Studies have shown that Justicia wynaadensis contains flavonoids, phenolics, saponins, and proteins in aqueous extracts that exhibit higher medicinal properties. Research has identified 24 compounds in the methanolic extract, including vitamin E, all contributing to its medicinal benefits. The plant's diverse health advantages are evident, with varying levels of phenolics and flavonoids indicating its potential for promoting immunity, skin protection, brain function, blood sugar regulation, and cancer prevention. Additionally, Justicia wynaadensis has been recognised for its antioxidant, anti-inflammatory, and anti-tumour properties, further enhancing its positive impact on human health.

Despite its numerous health benefits, Justicia wynaadensis remains relatively unknown to many. If you do visit Coorg during this time, you might be lucky to try the delicacies prepared from maddu thoppu, as it is generously shared by all.
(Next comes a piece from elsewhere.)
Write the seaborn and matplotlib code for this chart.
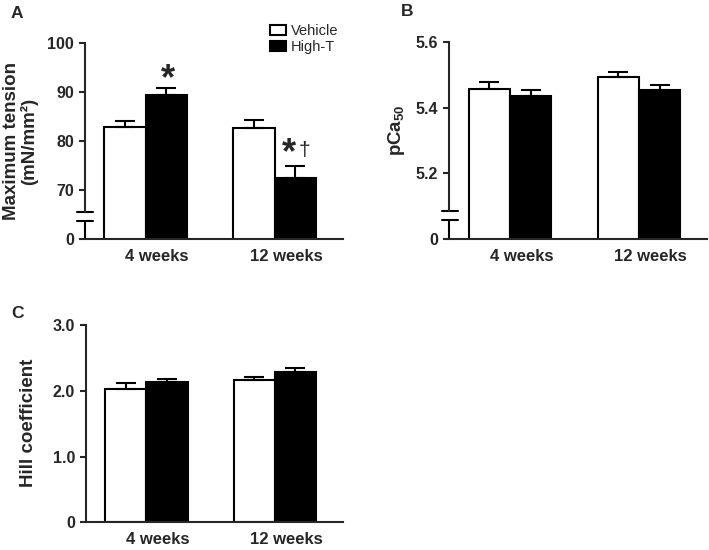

Many people send the trimmings of the plant to their family and friends in nearby cities like Mysore and Bengaluru via mail or parcel them off with known people who might be travelling to deliver. Of late, with growing popularity, the liquid extract of maddu thoppu has been bottled and sold for a few months during the season by a few local vendors. However, its consumption presents a promising natural remedy to combat various diseases and maintain overall well-being. And yet, most people are not even aware of its existence.

When asked about creating awareness about maddu thoppu, chef Anjali says, I find today’s audience is very open to experimenting with and learning about the cultural, environmental, and food habits of communities and their cuisine. They respect the integrity of a dish in its purest form and also embrace it in new avatars. Having said that, I've not had the opportunity to introduce maddu thoppu and its benefits to a larger audience yet. I hope to do so once I can preserve the medicinal extract without compromising or losing its properties."

Recipe For A Delectable Monsoon Delight

There are many drinks and desserts that have been prepared with maddu thoppu, like puddings, cakes, mocktails, and more. But payasam is a hearty dish that is most popularly prepared as it is perfect for the monsoon season, especially when served with a dollop of ghee and a dash of honey.

Maddu Kool Payasam:


    250 g of raw rice

    2 litres of Maddu thoppu extract

    250 g of sugar or Jaggery

    2 cups grated coconut

    2 tablespoons of split cashew nuts

    2 tablespoons of raisins

    1/2 cup ghee

    1 teaspoon of salt

    Honey for topping


Maddu thoppu extract:

Take a large pan half-filled with water and place it on the stove over medium heat.

When the water is hot, add the maddu thoppu, including the stem, and let it cook on medium heat for about 1-1/2 hours.

Strain and reserve the vibrant-coloured liquid, discarding the leaves. The maddu thoppu extract is now ready to be used.

Payasam Preparation:

Add raw rice to the maddu thoppu extract and cook until the rice becomes soft.

Stir in the coconut, jaggery (or sugar), and salt, continuing to cook while stirring.

Once the mixture is ready, add cashew nuts, ghee, and raisins. Mix well and simmer for an additional 15 minutes.

Serve the delicious maddu kool payasam hot and drizzle with ghee and honey according to your taste preferences.

Enjoy this delightful monsoon treat with family and friends!